Co-Learning: 5. Mai 2022
Hey, I try to go back to writing small blog posts about our co-learning sessions.
Tonight, it was our second in real life session: Nic and Ale were at Toniareal. Alexandru and Öikü participated online.
The highlights of the sessions were a couple of C questions by Alexandru, related to his studies of the osmocom-bb code and Öikü exercises with sorting in C++.
On the C side we discovered the #
and ##
preprocessing operators for stringizing and string concatenation.
The exercise was about getting comfortable with lists sorting and, this time, was in C++. This is the final code we got:
#include <iostream>
#include <algorithm>
// https://en.cppreference.com/w/cpp/algorithm/sort
struct Person {
std::string firstname;
std::string lastname;
int birthdate; // timestamp
};
// https://en.cppreference.com/w/cpp/language/operators
inline bool operator< (const Person& lhs, const Person& rhs) { return lhs.firstname < rhs.firstname; }
int main() {
std::vector<int> numbers = {1, 7, 6, 5, 4};
std::sort(numbers.begin(),numbers.end(), std::greater<int>());
// [](const int a, const int b) {return a > b; }
// std::sort(numbers.begin(),numbers.end(), std::less<int>());
// std::sort(numbers.begin(), numbers.end());
// std::sort(numbers.rbegin(), numbers.rend());
for (const auto number: numbers) {
std::cout << number << " ";
}
std::cout << std::endl;
std::vector<Person> persons = {
{"aretha", "franklin", 1}, //Person("maria", "di nazareth", 1)
{"linux", "torvalds", 2 /* 1.1.1965 */},
{"camilla", "sparksss", 3 /* 1.1.1873 */}
};
// std::sort(persons.begin(), persons.end());
// std::less = [](const Person a, const Person b) {return a < b; }
std::sort(persons.begin(), persons.end(), [](const Person& lhs, const Person& rhs) {
return lhs.birthdate > rhs.birthdate;
});
for (const auto& person: persons) {
std::cout << person.firstname << " " <<
person.lastname << " " <<
person.birthdate << std::endl;
}
std::cout << std::endl;
[](){}(); //anonymous function defined and called
}
First, got through the basics of sorting, then discovered how to do a reverse sorting with reverse iterators rbegin
and rend
or with std::greated
.
The usage of std::greater
lead us to discuss the usage of anonymous functions ([](...){return a > b;}
) for algorithms and, finally, how to sort a list of custom structure (by implementing the <
operator and by using the anonymous function).
As a follow up of the session, we also discussed enum keyed lookup table
(in the context of osmocom-bb).
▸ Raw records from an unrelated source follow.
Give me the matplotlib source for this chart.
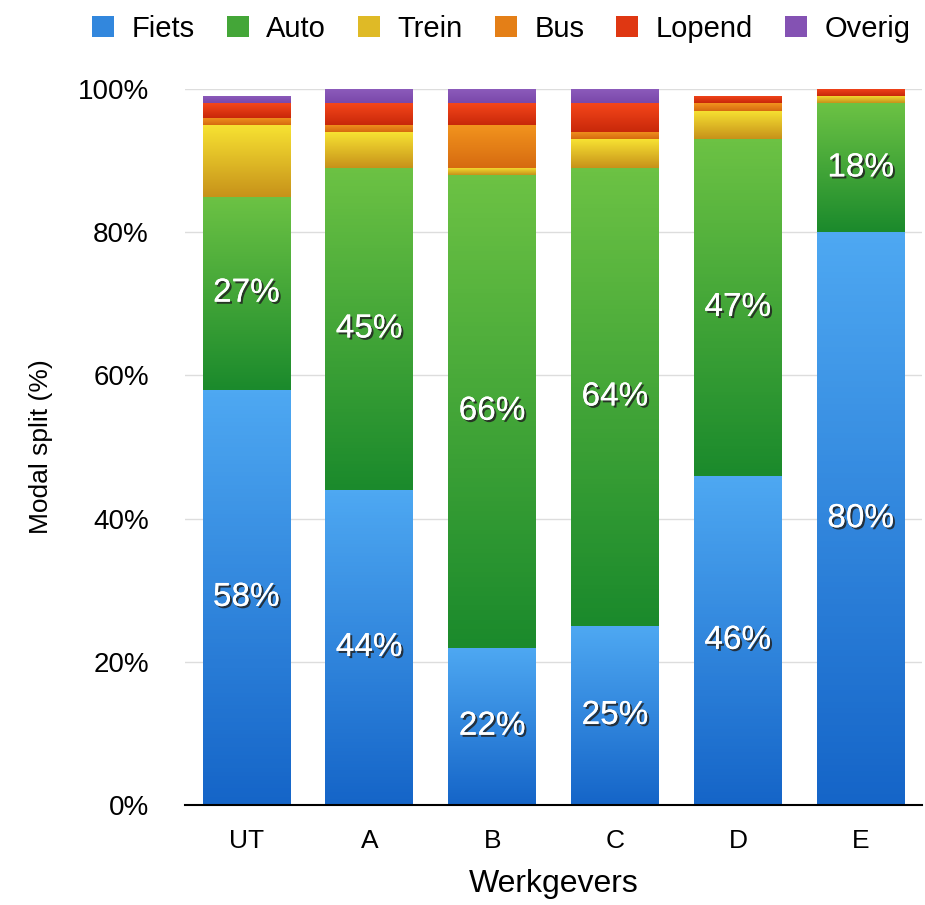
import matplotlib.pyplot as plt
import matplotlib.patheffects as pe
from matplotlib.colors import LinearSegmentedColormap
import numpy as np

plt.rcParams['font.family'] = ['Liberation Sans', 'DejaVu Sans']

werkgevers = ['UT', 'A', 'B', 'C', 'D', 'E']
fiets = [58, 44, 22, 25, 46, 80]
auto = [27, 45, 66, 64, 47, 18]
trein = [10, 5, 1, 4, 4, 1]
bus = [1, 1, 6, 1, 1, 0]
lopend = [2, 3, 3, 4, 1, 1]
overig = [1, 2, 2, 2, 0, 0]

series = [('Fiets', fiets), ('Auto', auto), ('Trein', trein),
          ('Bus', bus), ('Lopend', lopend), ('Overig', overig)]
# (top colour, bottom colour) per mode
kleuren = {
    'Fiets': ('#4ea8f2', '#1565c8'),
    'Auto': ('#6cc244', '#1b8a2c'),
    'Trein': ('#f7e232', '#c7921a'),
    'Bus': ('#f2941e', '#d66a10'),
    'Lopend': ('#f5461a', '#c8280a'),
    'Overig': ('#8d5cbc', '#7a48aa'),
}
labelled = ['Fiets', 'Auto']

fig = plt.figure(figsize=(9.25, 9.05), dpi=100)
ax = fig.add_axes([0.2, 0.1105, 0.797, 0.791])

x = np.arange(len(werkgevers))
bottom = np.zeros(len(werkgevers))
handles = []
for naam, vals in series:
    top_c, bot_c = kleuren[naam]
    cmap = LinearSegmentedColormap.from_list(naam, [bot_c, top_c])
    bars = ax.bar(x, vals, 0.715, bottom=bottom, color=top_c, linewidth=0)
    for b in bars:
        if b.get_height() <= 0:
            continue
        x0, y0 = b.get_x(), b.get_y()
        grad = np.linspace(0, 1, 100).reshape(-1, 1)
        im = ax.imshow(grad, cmap=cmap, origin='lower', aspect='auto',
                       extent=[x0, x0 + b.get_width(), y0, y0 + b.get_height()],
                       zorder=2)
        im.set_clip_path(b)
        b.set_facecolor('none')
    if naam in labelled:
        for xi, v, bo in zip(x, vals, bottom):
            ax.text(xi, bo + v / 2, f'{v}%', ha='center', va='center',
                    color='white', fontsize=24, zorder=5,
                    path_effects=[pe.withSimplePatchShadow(offset=(1.5, -1.5), shadow_rgbFace='#222222', alpha=0.85),
                                  pe.Normal()])
    handles.append(plt.Rectangle((0, 0), 1, 1, facecolor=cmap(0.5)))
    bottom += np.array(vals)

ax.set_xlim(-0.5, 5.5)
ax.set_ylim(0, 100)
ax.set_yticks([0, 20, 40, 60, 80, 100])
ax.set_yticklabels([f'{v}%' for v in [0, 20, 40, 60, 80, 100]], fontsize=20)
ax.set_xticks(x)
ax.set_xticklabels(werkgevers, fontsize=19)
ax.tick_params(axis='y', length=0, pad=26)
ax.tick_params(axis='x', length=0, pad=17)
ax.yaxis.grid(True, color='#dddddd', linewidth=1)
ax.set_axisbelow(True)
for s in ['left', 'right', 'top']:
    ax.spines[s].set_visible(False)
ax.spines['bottom'].set_linewidth(1.5)
ax.set_ylabel('Modal split (%)', fontsize=19, labelpad=18)
ax.set_xlabel('Werkgevers', fontsize=23, labelpad=12)

fig.legend(handles, [s[0] for s in series], loc='upper right', ncol=6,
           bbox_to_anchor=(1.0, 1.0), frameon=False, fontsize=21,
           handlelength=0.75, handleheight=0.75, handletextpad=0.6,
           columnspacing=1.1, borderaxespad=0.1)

fig.savefig('out.png', dpi=100)
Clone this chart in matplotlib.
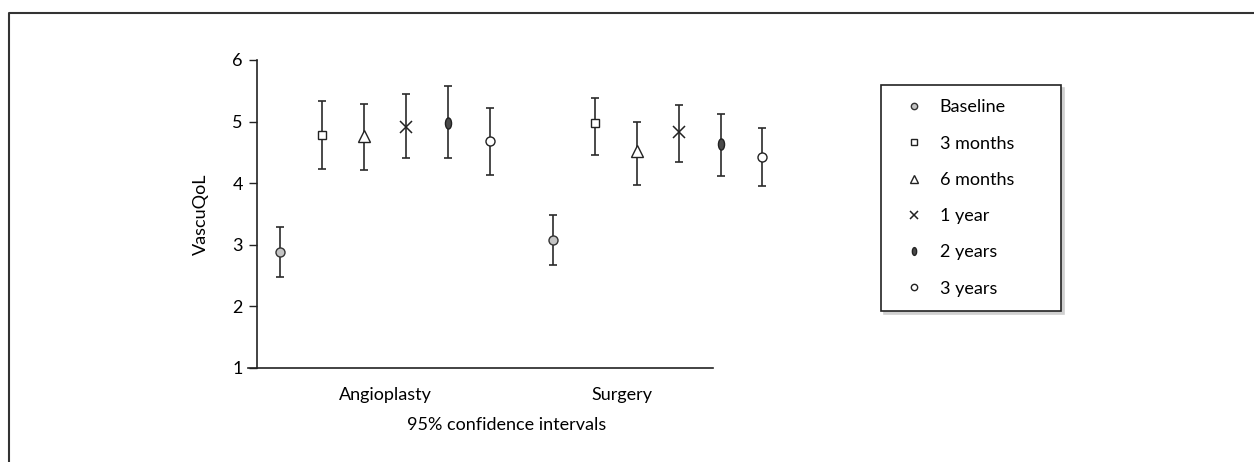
import numpy as np
import matplotlib
matplotlib.use("Agg")
import matplotlib.pyplot as plt
from matplotlib.path import Path
from matplotlib.transforms import Affine2D
from matplotlib.lines import Line2D

plt.rcParams['font.family'] = ['Lato', 'DejaVu Sans']

groups = ["Angioplasty", "Surgery"]
timepoints = ["Baseline", "3 months", "6 months", "1 year", "2 years", "3 years"]

# mean VascuQoL and 95% CI per timepoint, [angioplasty, surgery]
means = {
    "Baseline": [2.89, 3.08],
    "3 months": [4.78, 4.97],
    "6 months": [4.76, 4.52],
    "1 year":   [4.92, 4.83],
    "2 years":  [4.98, 4.63],
    "3 years":  [4.68, 4.42],
}
lower = {
    "Baseline": [2.48, 2.67],
    "3 months": [4.23, 4.46],
    "6 months": [4.21, 3.97],
    "1 year":   [4.41, 4.35],
    "2 years":  [4.41, 4.11],
    "3 years":  [4.13, 3.95],
}
upper = {
    "Baseline": [3.29, 3.48],
    "3 months": [5.33, 5.39],
    "6 months": [5.29, 4.99],
    "1 year":   [5.44, 5.27],
    "2 years":  [5.57, 5.13],
    "3 years":  [5.22, 4.89],
}

# narrow upright ellipse for the 2-year marker
ellipse = Path.unit_circle().transformed(Affine2D().scale(0.55, 1.0))

styles = {
    "Baseline": dict(marker="o", ms=6.5, mfc="#c4c4c4", mec="#333333"),
    "3 months": dict(marker="s", ms=6, mfc="white", mec="#222222"),
    "6 months": dict(marker="^", ms=9, mfc="white", mec="#222222"),
    "1 year":   dict(marker="x", ms=8, mfc="none", mec="#222222", mew=1.1),
    "2 years":  dict(marker=ellipse, ms=8, mfc="#4a4a4a", mec="#222222"),
    "3 years":  dict(marker="o", ms=6.5, mfc="white", mec="#222222"),
}

fig = plt.figure(figsize=(12.54, 4.62), dpi=100)
ax = fig.add_axes([248 / 1254, 94 / 462, 535 / 1254, 308 / 462])

group_start = [0.0, 6.5]
handles = []
for i, tp in enumerate(timepoints):
    xs = [g + i for g in group_start]
    m = np.array(means[tp])
    err = np.array([m - np.array(lower[tp]), np.array(upper[tp]) - m])
    ax.errorbar(xs, m, yerr=err, fmt="none", ecolor="#2b2b2b",
                elinewidth=1.2, capsize=3, capthick=1.2, zorder=2)
    ax.plot(xs, m, linestyle="none", zorder=3, **styles[tp])
    handles.append(Line2D([], [], linestyle="none", label=tp, **styles[tp]))

ax.set_xlim(-0.77, 11.99)
ax.set_ylim(1, 6)
ax.set_yticks([1, 2, 3, 4, 5, 6])
ax.set_xticks([2.5, 8.15])
ax.set_xticklabels(groups)
ax.tick_params(axis="x", length=0, pad=14, labelsize=13)
ax.tick_params(axis="y", length=6, width=1, pad=4, labelsize=13, color="#222222")

for side in ["top", "right"]:
    ax.spines[side].set_visible(False)
ax.spines["left"].set_position(("data", -0.56))
ax.spines["bottom"].set_bounds(-0.77, 10.33)
for side in ["left", "bottom"]:
    ax.spines[side].set_linewidth(1.2)
    ax.spines[side].set_color("#222222")

ax.set_ylabel("VascuQoL", fontsize=13, labelpad=17)
ax.set_xlabel("95% confidence intervals", fontsize=13)
ax.xaxis.set_label_coords(0.4836, -0.16)

leg = fig.legend(handles=handles, loc="upper left",
                 bbox_to_anchor=(881 / 1254, (462 - 315) / 462, 180 / 1254, 230 / 462),
                 mode="expand", borderaxespad=0, frameon=True, fancybox=False,
                 shadow={"color": "#d0d0d0", "alpha": 1},
                 fontsize=13, markerscale=0.7, labelspacing=1.12,
                 handlelength=2.1, handletextpad=0.35, borderpad=0.8)
frame = leg.get_frame()
frame.set_edgecolor("#222222")
frame.set_linewidth(1.2)

# outer panel border along left and top
fig.add_artist(Line2D([9 / 1254, 9 / 1254, 1], [0, 1 - 13 / 462, 1 - 13 / 462],
                      transform=fig.transFigure, color="#333333", lw=1.5))

fig.savefig("out.png", dpi=100)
This simpler snippet might be helpful for understanding how it works:
#include <stdio.h>
enum {
A,
B
};
typedef struct {
const char* name;
int value;
} KeyValue;
static const KeyValue values[] = {
[A] = {
"a",
100,
},
[B] = {
"b",
200,
},
};
int main(void) {
printf("%d\n", B);
printf("%s %d\n", values[B].name, values[B].value);
return 0;
}
Challenged by the fact that this is not valid C++, ale tried to bring a proof of concept for doing something similar in c++:
#include <iostream>
struct Value {
const char* name;
int value;
};
std::ostream& operator << (std::ostream& out, const Value& v) {
return out << v.name << " " << v.value;
}
enum Keys {
A,
B
};
constexpr Value values(Keys key) {
switch (key) {
case A: return {
"a",
100,
};
break;
case B: return {
"b",
200,
};
break;
default:
throw std::out_of_range ("Unknown key " + key);
}
}
int main() {
std::cout << B << std::endl;
std::cout << values(B) << std::endl;
}
This requires C++ 14 and should evaluate at compile time…
I will try to keep on writing a summary of the sessions in the future: wish me good luck!